By Ken LIEBESKIND - For The Telegraph | Nov 30, 2018

MERRIMACK – A new year-round water supply will be available to residents of Litchfield, as well as some customers in Londonderry, Windham, Pelham and Hudson.

Monday, officials at the Pennichuck Water Service Corp. headquarters in Merrimack cut the ribbon on the new project. It involves connecting the Pennichuck Water Works system in Merrimack via an under-river crossing of the Merrimack River to the Pennichuck East Utility system in Litchfield.

The project was financed with a $2.4 million loan from the New Hampshire Drinking Water State Revolving Fund, $900,000 in loans from commercial lenders and a $600,000 grant from the Drinking Water and Groundwater Trust Fund. That trust fund is supplied by the $236 million settlement the state received from ExxonMobil Corp. in 2015 from contamination from MTBE, a gasoline additive.

New Hampshire state Sen. Chuck Morse, R-Salem, is chairman of the state Drinking Water and Groundwater Advisory Commission.

“This project is critical to delivering an ample supply of clean drinking water to those across the river in Litchfield living with contaminated wells,” Morse said during the ceremony. “I would like to thank Pennichuck for making this project a reality and it is my hope that the commission will continue to leverage the Trust Fund so we can continue to invest in projects like this for many years to come.”

New Hampshire Department of Environmental Services Commissioner Bob Scott: “The project shows how the Drinking Water State Revolving Fund Loan Program and the Drinking Water and Groundwater Trust Fund can work collaboratively to help water systems address unanticipated demands placed on their systems.”

The Drinking Water State Revolving Fund Loan Program began in 1996 through the Safe Drinking Water Act administered by the U.S. Environmental Protection Agency.

As the actual costs of the project exceeded the available DWSRF and commercial loan funding, the Drinking Water and Groundwater Advisory Commission approved a $600,000 grant from the Drinking Water and Groundwater Trust Fund, enabling Pennichuck to complete the project.

“The work on the pipeline installation was completed this summer and upon construction of an upgrade to a booster station the new water supply will be operational by the end of this year,” Pennichuck CEO Larry Goodhue said. “We already had another seasonal water connection to that side of the river in south Nashua, but this new interconnection will allow us to provide water year-round to our customers on the east side of the river, including those that were added in the last 12 to 18 months.”

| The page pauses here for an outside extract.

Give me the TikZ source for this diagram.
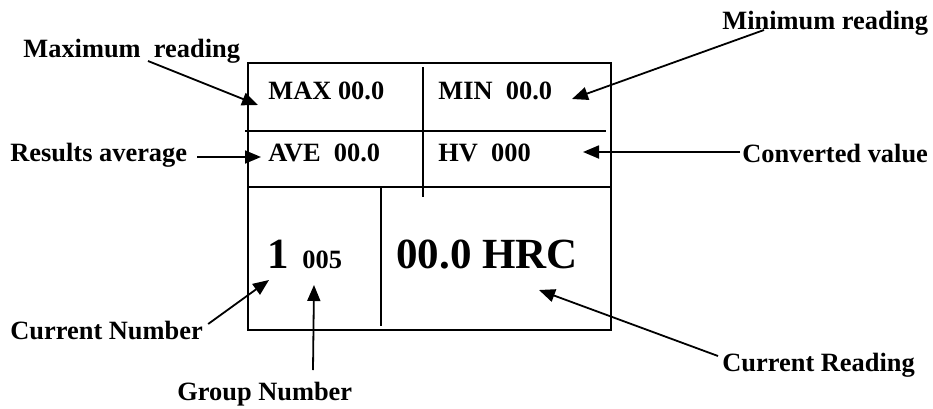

Those new customers include residents of approximately 400 homes that were connected to public water as a result of the PFOA contamination from the Saint-Gobain Performance Plastics plant in Merrimack. Residents with private wells had agreed to public water connections when PFOA readings higher than 70 parts per trillion were found in their wells after Saint-Gobain announced high readings at its Merrimack plant.

“The 400 customers with high PFOA readings increased the water capacity needs on that side of the river above the available supply of water from our current available sources, so the investment in this new water main became an economic reality,” Goodhue said.

The project will also provide public water for Litchfield throughout the year.

“It allows us to provide water to the other side of the river, 365 days a year, as the new water main will not be subject to freezing conditions like the pre-existing river crossing main in south Nashua,” Goodhue said. “This connection was done to allow us to increase our ability to provide full capacity to customers we serve on the east side of the river. It was determined to be the most cost effective way to meet all water capacity requirements for new and existing customers in those communities.”